REQUEST ▸ Print exactly the lines from the first one down to the line containing "(0,0) rectangle (902,430);", both ends included, with no pictures and nothing else.

GIVEN MATERIAL ▸
▽
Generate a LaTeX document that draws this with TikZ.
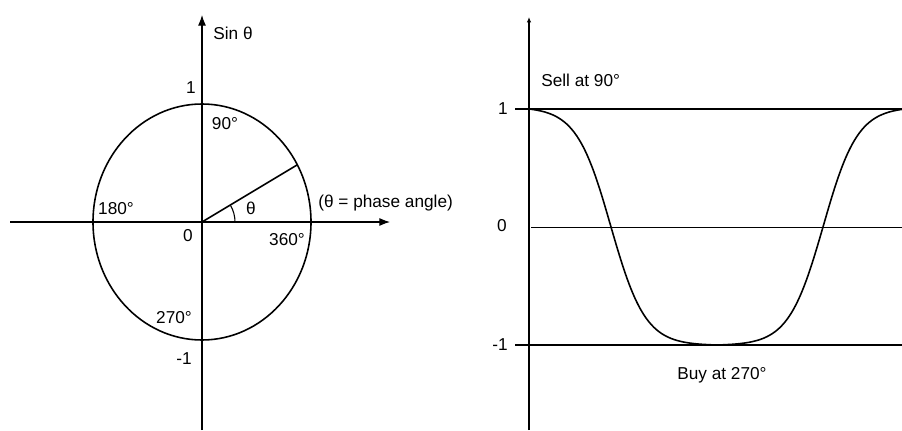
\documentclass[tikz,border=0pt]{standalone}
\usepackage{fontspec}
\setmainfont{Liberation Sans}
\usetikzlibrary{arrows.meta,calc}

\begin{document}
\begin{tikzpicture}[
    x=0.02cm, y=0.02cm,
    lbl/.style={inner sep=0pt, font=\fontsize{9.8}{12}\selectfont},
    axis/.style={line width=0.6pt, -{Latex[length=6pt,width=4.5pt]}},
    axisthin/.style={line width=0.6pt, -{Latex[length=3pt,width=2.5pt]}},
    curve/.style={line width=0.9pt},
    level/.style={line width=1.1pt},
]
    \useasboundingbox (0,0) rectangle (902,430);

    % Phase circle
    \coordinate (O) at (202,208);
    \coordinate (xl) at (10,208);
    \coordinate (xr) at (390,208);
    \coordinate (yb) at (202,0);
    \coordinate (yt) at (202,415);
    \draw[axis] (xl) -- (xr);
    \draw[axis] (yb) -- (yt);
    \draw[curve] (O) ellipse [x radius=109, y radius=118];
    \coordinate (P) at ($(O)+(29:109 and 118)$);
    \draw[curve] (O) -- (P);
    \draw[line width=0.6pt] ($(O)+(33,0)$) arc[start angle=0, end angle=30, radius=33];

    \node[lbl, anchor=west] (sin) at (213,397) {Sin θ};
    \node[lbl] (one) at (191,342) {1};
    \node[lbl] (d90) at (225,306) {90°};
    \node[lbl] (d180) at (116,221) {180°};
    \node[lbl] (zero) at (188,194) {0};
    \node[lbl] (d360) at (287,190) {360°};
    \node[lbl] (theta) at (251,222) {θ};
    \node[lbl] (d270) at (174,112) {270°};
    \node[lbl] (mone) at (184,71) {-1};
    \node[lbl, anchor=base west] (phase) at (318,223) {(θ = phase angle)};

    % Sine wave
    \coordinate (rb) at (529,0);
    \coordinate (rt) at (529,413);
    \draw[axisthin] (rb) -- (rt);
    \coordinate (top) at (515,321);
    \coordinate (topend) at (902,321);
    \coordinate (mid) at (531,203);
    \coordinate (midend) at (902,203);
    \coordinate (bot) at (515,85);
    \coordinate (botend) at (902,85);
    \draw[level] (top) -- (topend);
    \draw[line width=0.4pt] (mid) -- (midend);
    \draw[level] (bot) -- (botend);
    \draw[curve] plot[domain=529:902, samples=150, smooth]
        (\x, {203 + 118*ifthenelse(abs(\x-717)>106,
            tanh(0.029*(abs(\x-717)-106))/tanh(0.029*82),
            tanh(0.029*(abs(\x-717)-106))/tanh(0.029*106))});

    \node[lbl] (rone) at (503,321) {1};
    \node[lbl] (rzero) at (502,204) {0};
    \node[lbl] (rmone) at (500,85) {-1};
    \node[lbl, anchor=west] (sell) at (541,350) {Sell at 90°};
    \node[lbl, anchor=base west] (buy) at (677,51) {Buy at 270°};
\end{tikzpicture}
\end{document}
△
FINISHED TASK ▸
Generate a LaTeX document that draws this with TikZ.
\documentclass[tikz,border=0pt]{standalone}
\usepackage{fontspec}
\setmainfont{Liberation Sans}
\usetikzlibrary{arrows.meta,calc}

\begin{document}
\begin{tikzpicture}[
    x=0.02cm, y=0.02cm,
    lbl/.style={inner sep=0pt, font=\fontsize{9.8}{12}\selectfont},
    axis/.style={line width=0.6pt, -{Latex[length=6pt,width=4.5pt]}},
    axisthin/.style={line width=0.6pt, -{Latex[length=3pt,width=2.5pt]}},
    curve/.style={line width=0.9pt},
    level/.style={line width=1.1pt},
]
    \useasboundingbox (0,0) rectangle (902,430);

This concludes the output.